Vivien Igoe, who lists Stephens' birth date definitively as
1845, reports that he "started work aged six, selling copies
of Saunder's Newsletter to support his widowed mother.
For 60 years he operated from the steps of the railway station
at Kingstown (now DĂșn Laoghaire)." This location allowed him
quite literally to corner a major news market: nearly everyone
who traveled between Dublin and London took the mailboats,
connecting by train at either end. Cyril Pearl quotes
Stephens' claim to have sold papers to "monarchs, princes,
potentates, viceroys, all grades of the aristocracy, Lord
Chancellors, Prime Ministers, Commanders-in-Chief, Cardinals,
Archbishops . . . artists, authors, jockeys, prizefighters,
aeronauts, tight and slack rope-walkers, and dancers . . . and
'long' and 'short drop' hangmen" (Dublin in Bloomtime, 49).
The Emperor of Brazil, he notes, offered him the position of
Court Jester.
The Amazonian poobah's offer suggests that Stephens'
energetic hobnobbing with the high and mighty involved more
than a little condescension on their part, but he met them
halfway, recouping whatever scraps of personal dignity they
surrendered. In the best Dublin tradition of flamboyant
self-promotion, Stephens cultivated an image of closeness to
power, styling himself the Prince of the News Vendors, or the
King of the Newsboys. Many people joined the game by
addressing him as Sir Davy. Joyce's phrase "a king's
courier" alludes to Stephens' amicable interactions with
King Edward VII when he
came to Ireland in 1903, reprising earlier conversations when
Albert Edward had visited as Prince of Wales. The
autobiography that he published in 1903 records that Queen
Victoria gave him a sovereign on one of her visits; he
"loyally" kept it "mounted in a gold clasp ready for
inspection" and pinned it to his coat "on special occasions."

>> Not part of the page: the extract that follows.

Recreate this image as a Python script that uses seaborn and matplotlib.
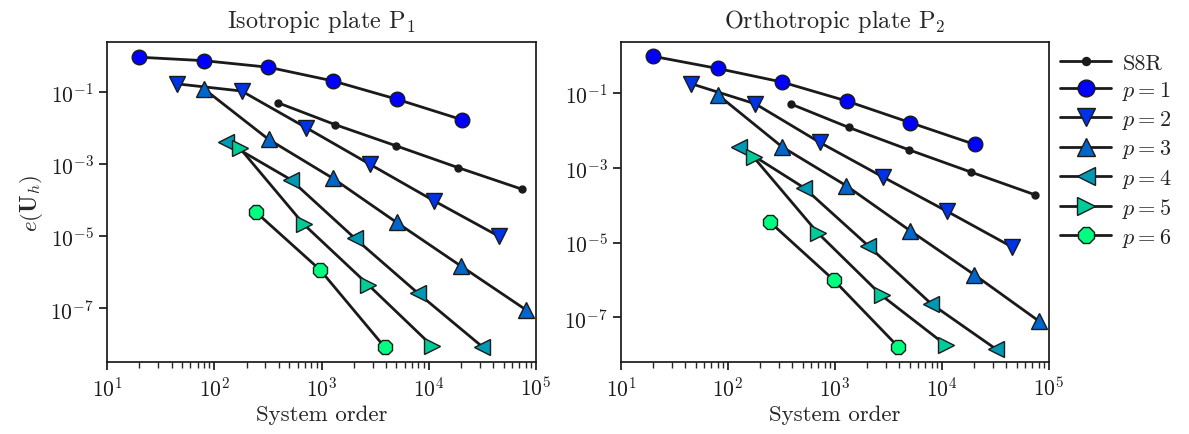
import numpy as np
import pandas as pd
import matplotlib
matplotlib.use("Agg")
import matplotlib.pyplot as plt
import matplotlib.ticker as mticker
import seaborn as sns

# ---------------- data ----------------
labels = ["S8R", "$p=1$", "$p=2$", "$p=3$", "$p=4$", "$p=5$", "$p=6$"]

x_s8r = [390, 1340, 4930, 18800, 73800]
x_p1 = [20, 80, 320, 1280, 5070, 20200]
x_p2 = [45, 180, 716, 2825, 11200, 45300]
x_p3 = [80, 321, 1277, 5010, 19950, 80400]
x_p4 = [128, 515, 2046, 7950, 31700]
x_p5 = [174, 686, 2720, 10800]
x_p6 = [245, 973, 3890]

# Isotropic plate P1
iso_s8r = [0.050, 0.0123, 0.0032, 7.9e-4, 2.0e-4]
iso_p1 = [0.91, 0.73, 0.48, 0.20, 0.062, 0.017]
iso_p2 = [0.166, 0.105, 0.0102, 9.8e-4, 9.5e-5, 9.8e-6]
iso_p3 = [0.121, 0.0048, 4.0e-4, 2.4e-5, 1.48e-6, 9.1e-8]
iso_p4 = [0.0041, 3.7e-4, 8.7e-6, 2.6e-7, 8.5e-9]
iso_p5 = [0.0027, 2.1e-5, 4.5e-7, 8.9e-9]
iso_p6 = [4.6e-5, 1.15e-6, 8.3e-9]

# Orthotropic plate P2
ort_s8r = [0.050, 0.012, 0.0030, 7.6e-4, 1.9e-4]
ort_p1 = [0.95, 0.45, 0.195, 0.061, 0.016, 0.0042]
ort_p2 = [0.177, 0.051, 0.0048, 5.6e-4, 6.8e-5, 7.6e-6]
ort_p3 = [0.090, 0.0036, 3.3e-4, 2.1e-5, 1.4e-6, 8.0e-8]
ort_p4 = [0.0036, 2.9e-4, 8.2e-6, 2.3e-7, 1.45e-8]
ort_p5 = [0.0019, 1.85e-5, 3.9e-7, 1.85e-8]
ort_p6 = [3.6e-5, 1.0e-6, 1.65e-8]

titles = ["Isotropic plate P$_1$", "Orthotropic plate P$_2$"]
xlabel = "System order"
ylabel = r"$e(\mathbf{U}_h)$"

# ---------------- style ----------------
sns.set_theme(style="ticks")
plt.rcParams["font.family"] = ["cmr10", "DejaVu Serif"]
plt.rcParams["mathtext.fontset"] = "cm"
plt.rcParams["axes.formatter.use_mathtext"] = True
plt.rcParams["font.size"] = 16

winter = plt.cm.winter(np.linspace(0, 1, 6))
markers = [".", "o", "v", "^", "<", ">", "8"]
msizes = [10, 10.5, 11, 11, 11, 11, 10.5]
face = ["k"] + [winter[i] for i in range(6)]

xs = [x_s8r, x_p1, x_p2, x_p3, x_p4, x_p5, x_p6]
panels = [
    [iso_s8r, iso_p1, iso_p2, iso_p3, iso_p4, iso_p5, iso_p6],
    [ort_s8r, ort_p1, ort_p2, ort_p3, ort_p4, ort_p5, ort_p6],
]
ylims = [(10 ** -8.49, 10 ** 0.38), (10 ** -8.19, 10 ** 0.36)]

fig = plt.figure(figsize=(11.89, 4.35), dpi=100)
ax_pos = [[0.090, 0.1655, 0.3608, 0.7356], [0.5223, 0.1655, 0.360, 0.7356]]

axes = []
for k in range(2):
    ax = fig.add_axes(ax_pos[k])
    axes.append(ax)
    for i in range(7):
        sns.lineplot(x=xs[i], y=panels[k][i], ax=ax, color="k", lw=2.0,
                     marker=markers[i], markersize=msizes[i],
                     markerfacecolor=face[i], markeredgecolor="k",
                     markeredgewidth=1.0, label=labels[i], sort=False,
                     zorder=3, legend=False)
    ax.set_xscale("log")
    ax.set_yscale("log")
    ax.set_xlim(10, 1e5)
    ax.set_ylim(*ylims[k])
    ax.yaxis.set_major_locator(mticker.FixedLocator([1e-1, 1e-3, 1e-5, 1e-7]))
    ax.yaxis.set_minor_locator(mticker.NullLocator())
    ax.xaxis.set_major_locator(mticker.LogLocator(base=10, numticks=10))
    ax.xaxis.set_minor_locator(mticker.LogLocator(base=10, subs=np.arange(2, 10), numticks=20))
    ax.set_title(titles[k], fontsize=17.5, pad=11)
    ax.set_xlabel(xlabel, fontsize=16.5)
    for s in ax.spines.values():
        s.set_visible(True)
        s.set_color("k")
    ax.tick_params(axis="both", labelsize=15.5, colors="k")

axes[0].set_ylabel(ylabel, fontsize=16.5)

handles, labs = axes[1].get_legend_handles_labels()
axes[1].legend(handles, labs, loc="upper left", bbox_to_anchor=(1.0, 1.0),
               frameon=False, fontsize=16, handlelength=2.3, labelspacing=0.28,
               handletextpad=0.5, borderaxespad=0.1, markerscale=1.15)

fig.savefig("out.png", dpi=100)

Many socially prominent persons besides Their Majesties seem
to have embraced Davy Stephens. Pearl observes that Lord
Northcliffe, who came to Ireland for the Gordon-Bennett Cup,
"invited Davy to accompany him in his car, and when someone
occupied Davy's stand during one of his regular attendances at
the English Derby, Michael Davitt raised the matter in the
House of Commons" (49-50). A prominent Irish MP, in other
words, intervened in Parliament to protect Stephens' de facto
monopoly on news vending in Kingstown. Pearl adds that "Davy's
activities were reported regularly in the Irish Society
and Social Review. A paragraph in the issue of 31st
October 1903 reads: 'Davy had a great shake hands from Mr John
Morley the other day. Davy congratulated him on the life of Gladstone, and presented
him with a copy of his own life, just published. Mr Morley
said he would read it carefully, and perhaps he might see a
review of it in one of the greatest of London's dailies'"
(50).
This autobiography, The Life and Times of Davy Stephens:
The Renowned Kingstown Newsman, took comical
self-aggrandizement to an admirably high pitch: "His exterior
is peculiar but prepossessing. Standing a little below the
usual height for the proverbial Irishman [Joyce calls him "minute"],
this point is quickly lost sight of in a deep well of wit, not
yet completely sounded, beaming forth in his eyes. No one can
say whether it is in the merry glance of his eye or in the
quick repartee that issues from his lips, never for a moment
sealed, that Davy's fortune lies. The corners of his mouth are
turned up in a perpetual smile which his clean shaven chin
tends to emphasise."
In a characterization that Joyce may well have appreciated,
Stephens noted that "His hair hangs down over his shoulders in
long strings, reminding one of that of Ulysses when tossed by
the sea at the feet of the charming Nausicaa, and the fresh
breezes of the Channel have reduced his complexion to a
compromise between red and brown. In a black frieze overcoat and
a soft Trilby hat ["
a large capecoat, a small felt hat"]
he braves the cross-Channel gales in winter as readily as he
broils beneath the portico of the railway station when the
temperature is only 88 degrees in the shade. Atmospheric
variations seemingly exert no influence on the perfect
constitution of Davy. The scent of the briny and the glint of
the sunshine are alike to him. Add to these particulars a fine
rich brogue and the man is complete."
The Thom's records suggest that, near the end of his
long life, Stephens forsook the rigors of his outdoor post for
a more sedentary life. In 1911, when he would have been nearly
70 years old, he was living at 33 Upper George's Street in
Kingstown and running a stationery business.